In other revelations, Cornelia’s (Juliet Rylance) investigation pays off in dividends with the revelation that her own father may be responsible for the death of Speight, Algernon (Andre Holland) discovers Gallinger’s unauthorized castrations via a hidden ledger, and even Nurse Elkins (Eve Hewson) gets a surprise in the form of her father’s return, suffering from a stroke in a brothel. To see so much movement on so many fronts is certain to leave viewers spinning with anticipation for the two remaining episodes, and that’s before we even get to the real meat of the hour.

Gallinger (Eric Johnson) is faced with perhaps the biggest reveal of the episode when an inspector arrives at his home to announce the death of the doctor who treated his wife’s psychotic break last year. When his wife confesses a moment later over tea and rat poison, the sequence takes a shocking turn and the careful performances of Johnson and Maya Kazan, who plays his wife, really sell the distress of the scene. When Kazan reveals with a chilling emphasis that she’s, “not well at all”, a disturbing tint begins to color the episode, culminating in Gallinger’s sweaty, stressed expression when she serves the likely fatal concoction to the inspector a moment later. Her heart-breaking commitment and abandonment by her husband and sister later on is even more troubling, and their united front at the episode’s end comes across like an axis of evil, evoking immediate comparisons to the doomed ambition at the heart of Macbeth.

Finally, “Not Well at All” closes out with the death of love, as Abby succumbs to the grave due to a chemical reaction during a mild cosmetic surgery. Talk about dying to be beautiful.

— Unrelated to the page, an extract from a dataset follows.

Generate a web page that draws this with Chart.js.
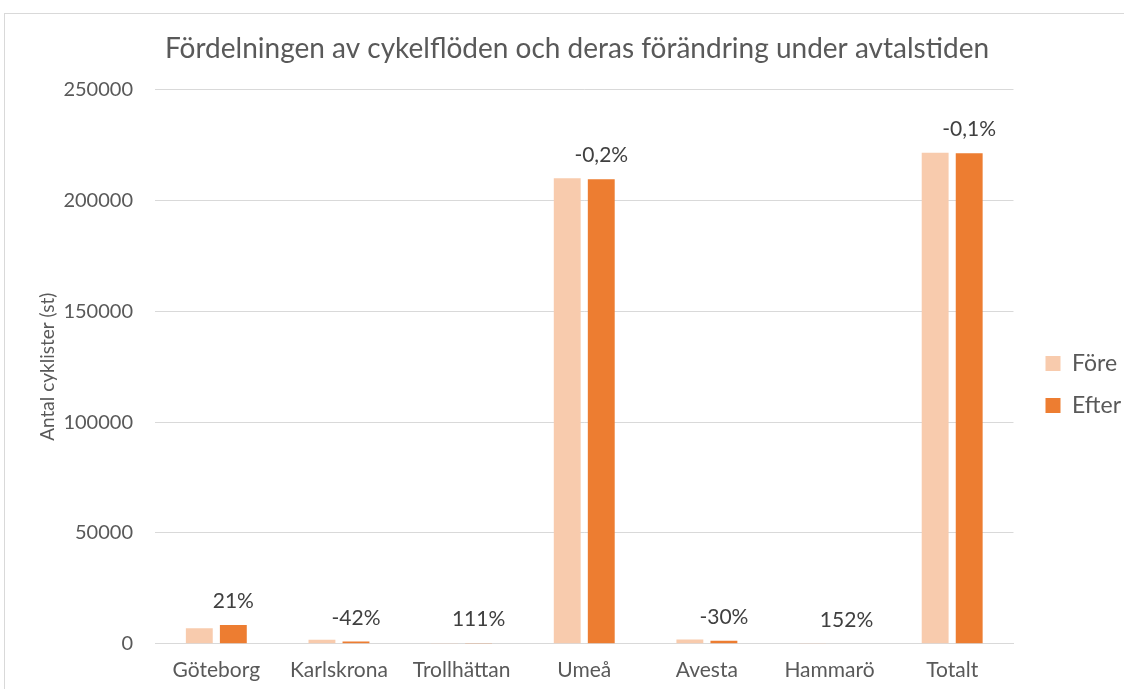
<!DOCTYPE html>
<html>
<head>
<meta charset="utf-8">
<script src="https://cdn.jsdelivr.net/npm/chart.js"></script>
<style>
  body { margin: 0; background: #fff; }
  #frame { position: absolute; left: 4px; top: 13px; width: 1130px; height: 690px; border: 1px solid #d9d9d9; }
  #wrap { position: absolute; left: 0; top: 0; width: 1124px; height: 689px; }
</style>
</head>
<body>
<div id="frame"></div>
<div id="wrap"><canvas id="chart" width="1124" height="689"></canvas></div>
<script>
  const cities = ['Göteborg', 'Karlskrona', 'Trollhättan', 'Umeå', 'Avesta', 'Hammarö', 'Totalt'];
  const fore = [7000, 1800, 150, 210000, 1900, 100, 221500];
  const efter = [8470, 1050, 320, 209600, 1330, 250, 221300];
  const changeLabels = ['21%', '-42%', '111%', '-0,2%', '-30%', '152%', '-0,1%'];
  const yTicks = [0, 50000, 100000, 150000, 200000, 250000];

  const fontFamily = 'Lato, "Open Sans", sans-serif';
  const textColor = '#595959';

  const changeLabelPlugin = {
    id: 'changeLabels',
    afterDatasetsDraw(chart) {
      const ctx = chart.ctx;
      const meta = chart.getDatasetMeta(1);
      ctx.save();
      ctx.font = '21px ' + fontFamily;
      ctx.fillStyle = '#404040';
      ctx.textAlign = 'center';
      ctx.textBaseline = 'bottom';
      meta.data.forEach((bar, i) => {
        ctx.fillText(changeLabels[i], bar.x, bar.y - 13);
      });
      ctx.restore();
    }
  };

  // nudge the legend a bit to the right, like the original
  const legendShift = {
    id: 'legendShift',
    afterLayout(chart) {
      chart.legend.left += 13;
      chart.legend.right += 13;
    }
  };

  new Chart(document.getElementById('chart'), {
    type: 'bar',
    data: {
      labels: cities,
      datasets: [
        { label: 'Före', data: fore, backgroundColor: '#F8CBAD' },
        { label: 'Efter', data: efter, backgroundColor: '#ED7D31' }
      ]
    },
    options: {
      responsive: false,
      animation: false,
      categoryPercentage: 0.555,
      barPercentage: 0.79,
      layout: { padding: { left: 36, right: 6, top: 20, bottom: 0 } },
      plugins: {
        title: {
          display: true,
          text: 'Fördelningen av cykelflöden och deras förändring under avtalstiden',
          color: textColor,
          font: { family: fontFamily, size: 28, weight: 'normal' },
          padding: { top: 12, bottom: 24 }
        },
        legend: {
          position: 'right',
          title: { display: true, text: ' ', font: { size: 20 }, padding: { top: 36, bottom: 0 } },
          labels: {
            color: textColor,
            font: { family: fontFamily, size: 23 },
            boxWidth: 15,
            boxHeight: 15,
            padding: 19
          }
        },
        tooltip: { enabled: false }
      },
      scales: {
        x: {
          grid: { display: false },
          border: { color: '#d9d9d9' },
          ticks: { color: textColor, font: { family: fontFamily, size: 21 }, padding: 6 }
        },
        y: {
          min: 0,
          max: 250000,
          afterBuildTicks(axis) { axis.ticks = yTicks.map(v => ({ value: v })); },
          afterFit(axis) { axis.width = 119; },
          grid: { color: '#d9d9d9', drawTicks: false },
          border: { display: false },
          ticks: {
            color: textColor,
            font: { family: fontFamily, size: 20 },
            padding: 22,
            callback: v => String(v)
          },
          title: {
            display: true,
            text: 'Antal cyklister (st)',
            color: textColor,
            font: { family: fontFamily, size: 19 },
            padding: { top: 0, bottom: 0 }
          }
        }
      }
    },
    plugins: [changeLabelPlugin, legendShift]
  });
</script>
</body>
</html>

What this will do to the already unstable Thackery is the question that will likely be the focus of the remaining episodes, but the shock of it all will be with viewers long after the season has ended.

With a laundry list of stellar moments, a ton of gravitas, and the best use yet of Cliff Martinez’s pulsing electric score, “Not Well at All” shows the potential that The Knick has to weave a series of great tales into a profound and involving whole, and why it is easily one of the best shows to grace the airwaves in years.